SET TASK:
Every line of the material is to be quoted verbatim, minus the pictures.

++++++++++

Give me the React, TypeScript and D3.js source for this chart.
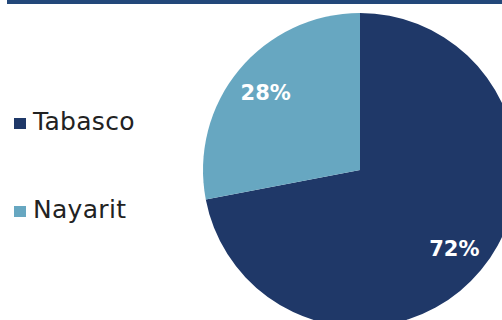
import React from "react";
import * as d3 from "d3";

const categories = ["Tabasco", "Nayarit"];
const values = [72, 28];
const colors = ["#1F3868", "#67A7C1"];

export default function App() {
  const W = 502, H = 320;
  const cx = 360, cy = 170, r = 157;
  const pie = d3.pie<number>().sort(null).value((d) => d);
  const arcs = pie(values);
  const arc = d3.arc<d3.PieArcDatum<number>>().innerRadius(0).outerRadius(r);
  const labelArc = d3.arc<d3.PieArcDatum<number>>().innerRadius(r * 0.78).outerRadius(r * 0.78);
  return (
    <svg width={W} height={H} style={{ position: "absolute", left: 0, top: 0, background: "#fff" }}
      fontFamily="'DejaVu Sans', sans-serif">
      <rect x={7} y={0} width={W - 7} height={4} fill="#23487A" />
      <g transform={`translate(${cx},${cy})`}>
        {arcs.map((a, i) => (
          <path key={i} d={arc(a) || ""} fill={colors[i]} />
        ))}
        {arcs.map((a, i) => {
          const [x, y] = labelArc.centroid(a);
          return (
            <text key={"t" + i} x={x} y={y} dy="0.36em" textAnchor="middle" fill="#fff"
              fontSize={21} fontWeight="bold">
              {values[i] + "%"}
            </text>
          );
        })}
      </g>
      {categories.map((c, i) => {
        const y = 130 + i * 88;
        return (
          <g key={c}>
            <rect x={14} y={y - 12} width={12} height={11} fill={colors[i]} />
            <text x={33} y={y} fontSize={25} fill="#222" letterSpacing={0.3}>{c}</text>
          </g>
        );
      })}
    </svg>
  );
}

++++++++++

RIGHT ANSWER:
Give me the React, TypeScript and D3.js source for this chart.
import React from "react";
import * as d3 from "d3";

const categories = ["Tabasco", "Nayarit"];
const values = [72, 28];
const colors = ["#1F3868", "#67A7C1"];

export default function App() {
  const W = 502, H = 320;
  const cx = 360, cy = 170, r = 157;
  const pie = d3.pie<number>().sort(null).value((d) => d);
  const arcs = pie(values);
  const arc = d3.arc<d3.PieArcDatum<number>>().innerRadius(0).outerRadius(r);
  const labelArc = d3.arc<d3.PieArcDatum<number>>().innerRadius(r * 0.78).outerRadius(r * 0.78);
  return (
    <svg width={W} height={H} style={{ position: "absolute", left: 0, top: 0, background: "#fff" }}
      fontFamily="'DejaVu Sans', sans-serif">
      <rect x={7} y={0} width={W - 7} height={4} fill="#23487A" />
      <g transform={`translate(${cx},${cy})`}>
        {arcs.map((a, i) => (
          <path key={i} d={arc(a) || ""} fill={colors[i]} />
        ))}
        {arcs.map((a, i) => {
          const [x, y] = labelArc.centroid(a);
          return (
            <text key={"t" + i} x={x} y={y} dy="0.36em" textAnchor="middle" fill="#fff"
              fontSize={21} fontWeight="bold">
              {values[i] + "%"}
            </text>
          );
        })}
      </g>
      {categories.map((c, i) => {
        const y = 130 + i * 88;
        return (
          <g key={c}>
            <rect x={14} y={y - 12} width={12} height={11} fill={colors[i]} />
            <text x={33} y={y} fontSize={25} fill="#222" letterSpacing={0.3}>{c}</text>
          </g>
        );
      })}
    </svg>
  );
}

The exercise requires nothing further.